When a long-term strategy is launched, with ambitious goals far into the future, there tends to be much hype and expectation, but also a good measure of healthy skepticism. And so, when those goals appear suddenly within reach, it comes as a pleasant surprise.
Eurostat recently released figures that show the European Union is edging ever closer to two of its Europe 2020 targets in education. First, it was hoped that at least 40% of 30-34 year olds in the EU would have completed tertiary education by 2020. The current figure is 37.9%, a tremendous improvement from 23.6% in 2002, when the series started. The leap is even more significant for women than men: The 24.5% who had completed tertiary education in 2002 grew to 42.3% in 2014, while men went from 22.6% to 33.6%. It is also worth noting that as many as 12 Member States have met or exceeded their Horizon 2020 goals for this indicator: Denmark, Estonia, Greece, Cyprus, Latvia, Lithuania, Hungary, the Netherlands, Austria, Slovenia, Finland and Sweden. Of these, Lithuania, Luxembourg, Cyprus and Ireland have all surpassed the 50% threshold for this indicator.
Another piece of good news is that the share of early leavers from education and training has dropped significantly in the EU, from 17.0% in 2002 to 11.1% in 2014. The Europe 2020 target is to cut this number to below 10% by 2020—again, a goal that by now seems quite within reach. The lowest share of school leavers is found in Croatia (2.7%) and Slovenia (4.4%) while the highest proportion is found in Spain (21.9%) and Malta (20.4%).
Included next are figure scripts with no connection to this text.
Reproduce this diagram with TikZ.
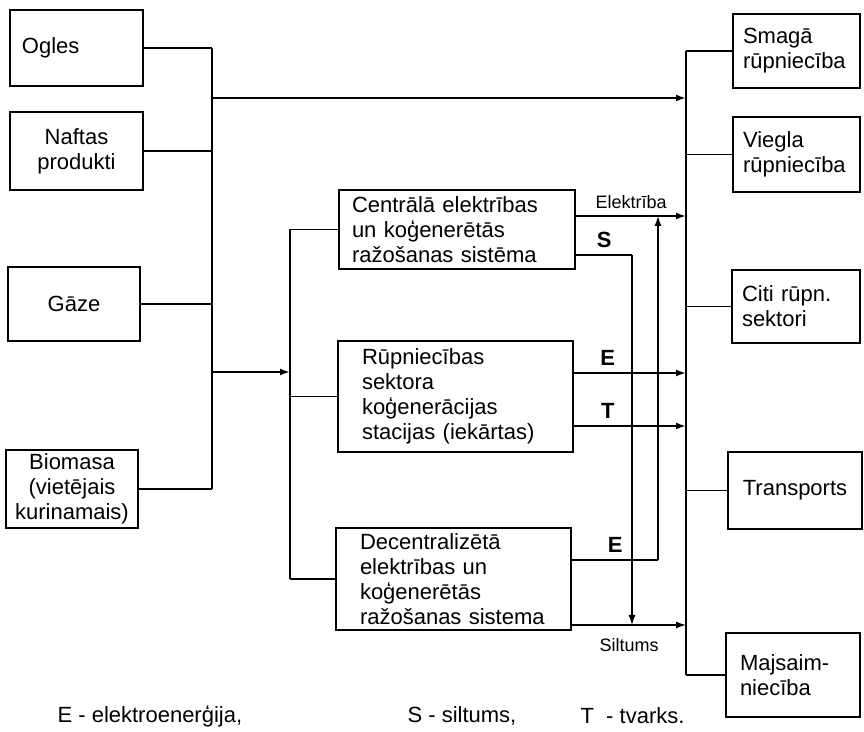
\documentclass[tikz,border=0pt]{standalone}
\usepackage{fontspec}
\setmainfont{Liberation Sans}
\usetikzlibrary{arrows.meta}

\begin{document}
\begin{tikzpicture}[x=0.5pt,y=-0.5pt,>={Latex[length=5pt,width=3.5pt]},line width=0.9pt,
  box/.style={draw,line width=1.2pt,inner ysep=0pt,font=\fontsize{11}{12.5}\selectfont},
  cbox/.style={box,align=center,inner xsep=0pt},
  lbox/.style={box,align=left,inner xsep=#1},
  lbl/.style={font=\bfseries\fontsize{11}{12}\selectfont},
  small/.style={font=\fontsize{9}{10}\selectfont}]
\useasboundingbox (0,0) rectangle (864,732);

% sources
\node[lbox=6pt,text width=54.5pt,minimum height=38pt] (ogles) at (76.5,48) {Ogles};
\node[cbox,minimum width=66.5pt,minimum height=39pt] (naftas) at (76.5,151) {Naftas\\produkti};
\node[cbox,minimum width=66pt,minimum height=37pt] (gaze) at (74,304) {Gāze};
\node[cbox,minimum width=66pt,minimum height=39pt] (biomasa) at (72,489) {Biomasa\\(vietējais\\kurinamais)};

% stations
\node[lbox=6.5pt,text width=105pt,minimum height=39.5pt] (central) at (457,229.5)
  {Centrālā elektrības\\un koģenerētās\\ražošanas sistēma};
\node[lbox=12pt,text width=93.5pt,minimum height=55.5pt] (rupn) at (455.5,396.5)
  {Rūpniecības\\sektora\\koģenerācijas\\stacijas (iekārtas)};
\node[lbox=12pt,text width=93.5pt,minimum height=51pt] (decentr) at (453.5,579)
  {Decentralizētā\\elektrības un\\koģenerētās\\ražošanas sistema};

% consumers
\node[lbox=5pt,text width=53.5pt,minimum height=37pt] (smaga) at (796.5,51) {Smagā\\rūpniecība};
\node[lbox=5pt,text width=53.5pt,minimum height=37.5pt] (viegla) at (796.5,154.5) {Viegla\\rūpniecība};
\node[lbox=5pt,text width=54pt,minimum height=36.5pt] (citi) at (796,306.5) {Citi rūpn.\\sektori};
\node[cbox,minimum width=67pt,minimum height=38.5pt] (transports) at (795,490.5) {Transports};
\node[lbox=7pt,text width=53pt,minimum height=42pt] (majsaim) at (793,675) {Majsaim-\\niecība};

% buses and levels
\coordinate (lbus) at (212,0);
\coordinate (mbus) at (290,0);
\coordinate (rbus) at (686,0);
\coordinate (xs) at (632,0);
\coordinate (xe) at (658,0);
\coordinate (ylong) at (0,98);
\coordinate (ymid) at (0,372);
\coordinate (yel) at (0,216);
\coordinate (ys) at (0,255);
\coordinate (ye1) at (0,373);
\coordinate (yt) at (0,426);
\coordinate (ye2) at (0,560);
\coordinate (ysil) at (0,625);

\draw (ogles.east) -- (lbus |- ogles.east);
\draw (naftas.east) -- (lbus |- naftas.east);
\draw (gaze.east) -- (lbus |- gaze.east);
\draw (biomasa.east) -- (lbus |- biomasa.east);
\draw (lbus |- ogles.east) -- (lbus |- biomasa.east);
\draw[->] (lbus |- ylong) -- (rbus |- ylong);
\draw[->] (lbus |- ymid) -- (mbus |- ymid);

\draw (mbus |- central.west) -- (mbus |- decentr.west);
\draw (mbus |- central.west) -- (central.west);
\draw (mbus |- rupn.west) -- (rupn.west);
\draw (mbus |- decentr.west) -- (decentr.west);

\draw (rbus |- smaga.west) -- (rbus |- majsaim.west);
\draw (rbus |- smaga.west) -- (smaga.west);
\draw (rbus |- viegla.west) -- (viegla.west);
\draw (rbus |- citi.west) -- (citi.west);
\draw (rbus |- transports.west) -- (transports.west);
\draw (rbus |- majsaim.west) -- (majsaim.west);

% outputs
\draw[->] (central.east |- yel) -- (rbus |- yel) node[midway,above,small] {Elektrība};
\draw (central.east |- ys) -- (xs |- ys) node[midway,above,lbl] {S};
\draw[->,line width=0.6pt] (xs |- ys) -- (xs |- ysil);
\draw[->] (rupn.east |- ye1) -- (rbus |- ye1) node[pos=0.3,above,lbl] {E};
\draw[->] (rupn.east |- yt) -- (rbus |- yt) node[pos=0.3,above,lbl] {T};
\draw (decentr.east |- ye2) -- (xe |- ye2) node[midway,above,lbl] {E};
\draw[->,line width=0.6pt] (xe |- ye2) -- (xe |- yel);
\draw[->,line width=0.6pt] (decentr.east |- ysil) -- (rbus |- ysil) node[midway,below=3pt,small] {Siltums};

% legend
\node[anchor=west,font=\fontsize{11}{12}\selectfont] (legE) at (50,716) {E - elektroenerģija,};
\node[anchor=west,font=\fontsize{11}{12}\selectfont] (legS) at (400,716) {S - siltums,};
\node[anchor=west,font=\fontsize{11}{12}\selectfont] (legT) at (573,716) {T \ - tvarks.};
\end{tikzpicture}
\end{document}
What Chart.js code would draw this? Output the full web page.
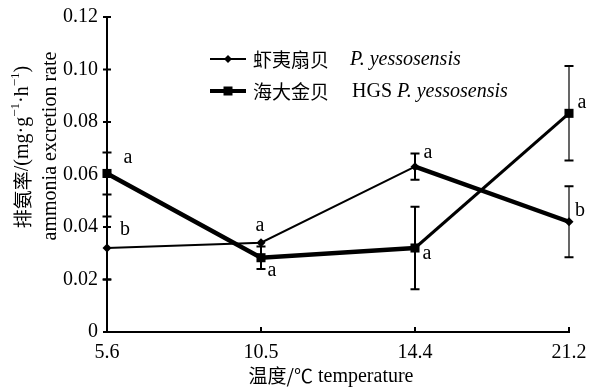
<!DOCTYPE html>
<html>
<head>
<meta charset="utf-8">
<script src="https://cdn.jsdelivr.net/npm/chart.js@4.4.1/dist/chart.umd.min.js"></script>
<style>
  html, body { margin: 0; padding: 0; background: #fff; }
  #wrap { width: 589px; height: 392px; position: relative; }
</style>
</head>
<body>
<div id="wrap"><canvas id="chart"></canvas></div>
<script>
// temperatures (x categories)
const temps = ['5.6', '10.5', '14.4', '21.2'];
const yTickLabels = ['0', '0.02', '0.04', '0.06', '0.08', '0.10', '0.12'];

// 虾夷扇贝 P. yessosensis
const ezhiMeans = [0.032, 0.034, 0.063, 0.042];
const ezhiErr = [0.012, 0, 0.005, 0.0135];
const ezhiLetters = ['b', 'a', 'a', 'b'];

// 海大金贝 HGS P. yessosensis
const hgsMeans = [0.0604, 0.0283, 0.032, 0.0833];
const hgsErr = [0.008, 0.0043, 0.0157, 0.018];
const hgsLetters = ['a', 'a', 'a', 'a'];

const serif = '"Liberation Serif", "Times New Roman", serif';
const cjk = '"Noto Sans CJK SC", sans-serif';

// styling per segment / per point
const ezhiSegWidth = [2, 2, 4.5];
const hgsSegWidth = [4.5, 4.5, 3];
const ezhiBarWidth = [2, 2, 2, 1.2];
const hgsBarWidth = [2, 2, 2, 1.2];
const ezhiLetterOffset = [[18, -18], [-1, -17], [13, -14], [11, -11]];
const hgsLetterOffset = [[21, -16], [11, 13], [12, 6], [13, -11]];

const errorBars = {
    id: 'errorBars',
    beforeDatasetsDraw(chart) {
        const ctx = chart.ctx;
        const y = chart.scales.y;
        const sets = [[ezhiErr, ezhiBarWidth], [hgsErr, hgsBarWidth]];
        sets.forEach((s, di) => {
            const meta = chart.getDatasetMeta(di);
            const vals = chart.data.datasets[di].data;
            meta.data.forEach((pt, i) => {
                const e = s[0][i];
                if (!e) return;
                const top = y.getPixelForValue(vals[i] + e);
                const bot = y.getPixelForValue(vals[i] - e);
                ctx.save();
                ctx.strokeStyle = '#000';
                ctx.lineWidth = s[1][i];
                ctx.beginPath();
                ctx.moveTo(pt.x, top);
                ctx.lineTo(pt.x, bot);
                ctx.stroke();
                ctx.lineWidth = 2;
                ctx.beginPath();
                ctx.moveTo(pt.x - 4.5, top);
                ctx.lineTo(pt.x + 4.5, top);
                ctx.moveTo(pt.x - 4.5, bot);
                ctx.lineTo(pt.x + 4.5, bot);
                ctx.stroke();
                ctx.restore();
            });
        });
    }
};

const decorations = {
    id: 'decorations',
    afterDraw(chart) {
        const ctx = chart.ctx;
        const area = chart.chartArea;
        const xs = chart.scales.x;
        const ys = chart.scales.y;
        ctx.save();
        ctx.strokeStyle = '#000';
        ctx.fillStyle = '#000';
        ctx.lineWidth = 2;

        // tick marks: crossing on y, inward on x
        ctx.beginPath();
        ys.ticks.forEach((t, i) => {
            const py = ys.getPixelForTick(i);
            ctx.moveTo(area.left - 4, py);
            ctx.lineTo(area.left + 4, py);
        });
        xs.ticks.forEach((t, i) => {
            const px = xs.getPixelForTick(i);
            ctx.moveTo(px, area.bottom);
            ctx.lineTo(px, area.bottom - 5);
        });
        ctx.stroke();

        // significance letters
        ctx.font = '20px ' + serif;
        ctx.textAlign = 'center';
        ctx.textBaseline = 'middle';
        [[0, ezhiLetters, ezhiLetterOffset], [1, hgsLetters, hgsLetterOffset]].forEach(([di, letters, off]) => {
            chart.getDatasetMeta(di).data.forEach((pt, i) => {
                ctx.fillText(letters[i], pt.x + off[i][0], pt.y + off[i][1]);
            });
        });

        // legend
        ctx.textAlign = 'left';
        const rows = [
            { y: 59, w: 2, marker: 'diamond', cn: '虾夷扇贝', plain: '', it: 'P. yessosensis', itX: 350 },
            { y: 91, w: 4, marker: 'square', cn: '海大金贝', plain: 'HGS ', it: 'P. yessosensis', itX: 352 }
        ];
        rows.forEach(r => {
            ctx.lineWidth = r.w;
            ctx.beginPath();
            ctx.moveTo(210, r.y);
            ctx.lineTo(246, r.y);
            ctx.stroke();
            ctx.beginPath();
            if (r.marker === 'diamond') {
                ctx.moveTo(228, r.y - 4);
                ctx.lineTo(232, r.y);
                ctx.lineTo(228, r.y + 4);
                ctx.lineTo(224, r.y);
                ctx.closePath();
            } else {
                ctx.rect(223.5, r.y - 4.5, 9, 9);
            }
            ctx.fill();
            ctx.font = '19px ' + cjk;
            ctx.fillText(r.cn, 253, r.y + 1);
            let x = r.itX;
            if (r.plain) {
                ctx.font = '20px ' + serif;
                ctx.fillText(r.plain, x, r.y + 1);
                x += ctx.measureText(r.plain).width;
            }
            ctx.font = 'italic 20px ' + serif;
            ctx.fillText(r.it, x, r.y + 1);
        });

        // x title
        const xt1 = '温度/℃';
        const xt2 = ' temperature';
        ctx.font = '19px ' + cjk;
        const w1 = ctx.measureText(xt1).width;
        ctx.font = '20px ' + serif;
        const w2 = ctx.measureText(xt2).width;
        const sx = 331 - (w1 + w2) / 2;
        ctx.textAlign = 'left';
        ctx.font = '19px ' + cjk;
        ctx.fillText(xt1, sx, 376);
        ctx.font = '20px ' + serif;
        ctx.fillText(xt2, sx + w1, 377);

        // y title (rotated, two lines)
        ctx.save();
        ctx.rotate(-Math.PI / 2);
        const parts = [
            { t: '排氨率', f: '19px ' + cjk, dy: 0 },
            { t: '/(mg·g', f: '20px ' + serif, dy: 0 },
            { t: '−1', f: '13px ' + serif, dy: -7 },
            { t: '·h', f: '20px ' + serif, dy: 0 },
            { t: '−1', f: '13px ' + serif, dy: -7 },
            { t: ')', f: '20px ' + serif, dy: 0 }
        ];
        let total = 0;
        parts.forEach(p => { ctx.font = p.f; p.w = ctx.measureText(p.t).width; total += p.w; });
        let pos = -147 - total / 2;
        parts.forEach(p => {
            ctx.font = p.f;
            ctx.fillText(p.t, pos, 23 + p.dy);
            pos += p.w;
        });
        ctx.font = '20px ' + serif;
        ctx.textAlign = 'center';
        ctx.fillText('ammonia excretion rate', -146, 51);
        ctx.restore();

        ctx.restore();
    }
};

new Chart(document.getElementById('chart'), {
    type: 'line',
    data: {
        labels: temps,
        datasets: [
            {
                label: '虾夷扇贝 P. yessosensis',
                data: ezhiMeans,
                borderColor: '#000',
                backgroundColor: '#000',
                borderWidth: 2,
                pointStyle: 'rectRot',
                pointRadius: 4.5,
                pointBorderWidth: 0,
                segment: { borderWidth: c => ezhiSegWidth[c.p0DataIndex] },
                tension: 0,
                clip: false
            },
            {
                label: '海大金贝 HGS P. yessosensis',
                data: hgsMeans,
                borderColor: '#000',
                backgroundColor: '#000',
                borderWidth: 4,
                pointStyle: 'rect',
                pointRadius: 6.4,
                pointBorderWidth: 0,
                segment: { borderWidth: c => hgsSegWidth[c.p0DataIndex] },
                tension: 0,
                clip: false
            }
        ]
    },
    options: {
        responsive: true,
        maintainAspectRatio: false,
        animation: false,
        layout: { padding: { left: 0, right: 20, top: 17, bottom: 0 } },
        plugins: {
            legend: { display: false },
            tooltip: { enabled: false }
        },
        scales: {
            x: {
                type: 'category',
                offset: false,
                grid: { display: false, drawTicks: false },
                border: { display: true, color: '#000', width: 2 },
                ticks: { color: '#000', font: { family: serif, size: 20 }, padding: 9, maxRotation: 0 },
                afterFit: s => {
                    s.height = 60;
                    s.paddingLeft = 0;
                    s.paddingRight = 0;
                }
            },
            y: {
                min: 0,
                max: 0.12,
                grid: { display: false, drawTicks: false },
                border: { display: true, color: '#000', width: 2 },
                ticks: {
                    stepSize: 0.02,
                    color: '#000',
                    font: { family: serif, size: 20 },
                    padding: 9,
                    callback: (v, i) => yTickLabels[i]
                },
                afterFit: s => {
                    s.width = 107;
                    s.paddingTop = 0;
                    s.paddingBottom = 0;
                }
            }
        }
    },
    plugins: [errorBars, decorations]
});
</script>
</body>
</html>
Naturally, caution must be taken in attributing these successes to Europe 2020. Baseline figures are from 2002, so what we see today is at least partly the result of measures taken much earlier than 2010, when Europe 2020 was launched. Still, these figures are quite impressive and the current statistics will hopefully be of help in a steady move in the right direction, especially for those Member States with still much room for improvement.